To Randsfjord - Page 2
(interview with the steward)

To Randsfjord on the "Ships starting with R" page.

Crew List

Source: Roger W. Jordan collection (sent to me for inclusion on this site).
Another picture is available on this external page (click in it to enlarge).

Manager: Den Norske Amerikalinje A/S, Oslo
3999 gt, 2369 net, 7465 tdwt.
Dimensions: 407.1' x 55.3' x 22.6'
Machinery: 2 x 7 cyl. 2 SCSA Burmeister & Wain oil engines by shipbuilders, driving twin screws.
Signal Letters: LIKE

Launched Dec. 9-1936 by Eriksbergs Mekaniska Verkstads A/B, Gothenburg (Yard No. 269) for NAL, delivered in April-1937.

Captain: Halvor Pedersen

Related items on this website:
Guestbook message - From the son of one of the survivors of Randsfjord, Jan Holtermann.
Another message - From the niece of one of the casualties, 2nd Mate Eugen Knutsen.

Her voyages are listed on this original document received from the National Archives of Norway.


As will be seen when going to the archive document above, Randsfjord left New York for Norway on Apr. 5-1940, but put back to New York on the 14th (Norway was invaded on Apr. 9).

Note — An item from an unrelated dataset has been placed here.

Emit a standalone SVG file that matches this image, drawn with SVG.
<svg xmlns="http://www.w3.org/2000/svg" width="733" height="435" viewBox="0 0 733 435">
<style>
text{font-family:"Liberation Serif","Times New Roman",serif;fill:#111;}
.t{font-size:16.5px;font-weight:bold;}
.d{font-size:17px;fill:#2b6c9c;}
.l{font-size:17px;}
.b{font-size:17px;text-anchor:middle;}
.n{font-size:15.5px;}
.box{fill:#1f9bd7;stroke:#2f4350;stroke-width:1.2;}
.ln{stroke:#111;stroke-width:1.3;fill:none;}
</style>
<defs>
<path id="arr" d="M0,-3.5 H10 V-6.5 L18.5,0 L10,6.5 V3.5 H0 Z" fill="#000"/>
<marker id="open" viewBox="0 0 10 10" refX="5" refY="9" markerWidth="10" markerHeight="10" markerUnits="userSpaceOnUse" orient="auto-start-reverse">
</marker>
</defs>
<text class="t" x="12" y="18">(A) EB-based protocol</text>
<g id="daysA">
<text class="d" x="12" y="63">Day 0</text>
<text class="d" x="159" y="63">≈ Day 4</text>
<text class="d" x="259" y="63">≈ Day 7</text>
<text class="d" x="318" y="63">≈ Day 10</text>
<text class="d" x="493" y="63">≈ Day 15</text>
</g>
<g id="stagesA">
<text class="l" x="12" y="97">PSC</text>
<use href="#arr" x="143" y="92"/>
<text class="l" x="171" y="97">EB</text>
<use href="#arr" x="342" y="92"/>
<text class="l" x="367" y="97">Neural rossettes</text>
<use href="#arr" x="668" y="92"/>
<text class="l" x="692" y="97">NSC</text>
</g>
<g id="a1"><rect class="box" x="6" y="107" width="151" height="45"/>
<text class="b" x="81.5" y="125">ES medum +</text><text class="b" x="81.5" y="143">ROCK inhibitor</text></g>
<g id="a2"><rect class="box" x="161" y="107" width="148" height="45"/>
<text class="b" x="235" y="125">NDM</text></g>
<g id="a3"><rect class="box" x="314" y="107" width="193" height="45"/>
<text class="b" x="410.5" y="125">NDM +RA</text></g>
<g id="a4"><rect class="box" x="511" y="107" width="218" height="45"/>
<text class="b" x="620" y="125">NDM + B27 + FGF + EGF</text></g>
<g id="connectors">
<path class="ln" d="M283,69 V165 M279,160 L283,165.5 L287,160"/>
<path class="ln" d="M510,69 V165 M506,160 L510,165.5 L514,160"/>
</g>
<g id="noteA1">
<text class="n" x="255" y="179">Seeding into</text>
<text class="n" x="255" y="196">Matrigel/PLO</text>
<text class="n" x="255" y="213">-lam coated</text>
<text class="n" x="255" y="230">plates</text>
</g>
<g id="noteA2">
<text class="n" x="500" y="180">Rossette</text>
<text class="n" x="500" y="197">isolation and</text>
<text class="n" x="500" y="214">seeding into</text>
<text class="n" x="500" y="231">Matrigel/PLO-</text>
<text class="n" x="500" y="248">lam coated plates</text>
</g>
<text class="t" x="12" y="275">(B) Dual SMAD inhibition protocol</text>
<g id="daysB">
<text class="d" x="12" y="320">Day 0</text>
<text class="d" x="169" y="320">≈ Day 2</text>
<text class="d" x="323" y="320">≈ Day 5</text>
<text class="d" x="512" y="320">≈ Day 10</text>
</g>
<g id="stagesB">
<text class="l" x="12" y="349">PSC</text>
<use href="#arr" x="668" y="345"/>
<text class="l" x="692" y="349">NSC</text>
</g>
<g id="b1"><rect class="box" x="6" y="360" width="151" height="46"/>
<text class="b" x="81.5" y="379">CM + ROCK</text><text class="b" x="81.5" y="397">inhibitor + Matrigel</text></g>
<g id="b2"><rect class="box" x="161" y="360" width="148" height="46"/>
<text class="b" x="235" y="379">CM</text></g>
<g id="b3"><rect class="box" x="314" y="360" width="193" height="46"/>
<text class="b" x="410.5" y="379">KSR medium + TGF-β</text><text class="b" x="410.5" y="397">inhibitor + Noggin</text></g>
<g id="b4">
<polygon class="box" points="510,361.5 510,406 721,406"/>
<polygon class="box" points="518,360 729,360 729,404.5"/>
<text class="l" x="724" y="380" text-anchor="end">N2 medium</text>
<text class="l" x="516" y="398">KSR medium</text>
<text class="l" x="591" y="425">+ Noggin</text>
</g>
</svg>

It now looks like she remained there for several weeks before proceeding to Halifax on May 28 in order to join a convoy for Liverpool. She arrived Halifax on May 30, subsequently joining Convoy HX 47 on June 2 (in which the Norwegian Italia was sunk; follow the link for more details). However, she returned to port that same day; according to A. Hague she had been involved in a collision with another ship in the convoy, the Greek Georgios Potamianos. (This seems a bit odd, because as can be seen when following the link to my page about HX 47, these 2 ships had stations far away from each other, though the collision could have happened while the convoy was forming up).

 Final Fate -1940: 

Randsfjord left Halifax again on June 9 in Convoy HX 49, bound for Liverpool with 6740 tons general cargo, incl. 77 tons ammunition and 6 aircraft ("Nortraships flåte" says 33 aircraft).

According to the 1st mate's report presented at the subsequent inquiry in London on Sept. 25 the convoy was escorted by a British aux. cruiser until the afternoon of June 20, at which time it returned, and in the morning of the 21st, 2 British destroyers and an aircraft arrived. That same evening the British San Fernando was torpedoed in the middle of the convoy, and the Commodore ordered the convoy to disperse. The 1st mate says that the Commodore Ship (the British Eurybates) and Randsfjord soon ended up ahead of all the other ships, and the captain gave orders for Randsfjord to reduce her speed so that she could stay behind the Commodore Vessel and follow the same maneuvers. However, when the Commodore became aware of this he signalled orders for them to proceed at full speed. Around midnight they had to steer clear of a burning tanker, and not long afterwards, at 24:11, June 22, when approx. 70 miles south of Fastnet(?) Randsfjord was hit by a torpedo on the port side (U-30 - Lemp), forward of amidships, probably in No. 3 hold, causing her to start sinking by the bow, and within about 3 minutes she was gone.

The port lifeboat was destroyed, the starboard boat was launched with great difficulty due to the ship's speed; her engine had not been stopped, though even if it had been, it may not have made much difference, because her propeller was out of the water almost immediately. Some had to jump overboard, the 2nd mate (officer on watch) and the 1st engineer were believed to have been crushed between the lifeboat and the side of the ship when they lost their grip while trying to lower themselves down to the boat. The captain, who had been in his cabin when the attack took place was last seen on his way to the bridge, not wearing a lifevest at the time (according to a report of an interview with the steward, the lifeboat fished the captain's body out of the water - see page 2). The 1st mate attempted to jump overboard but was taken by the rush of water as the ship sank and was lifted up underneath one of the aircraft in such a way that he was trapped there until the lashings broke. There had been 3 aircraft in crates on deck, another 3, from which the wings had been removed were uncrated.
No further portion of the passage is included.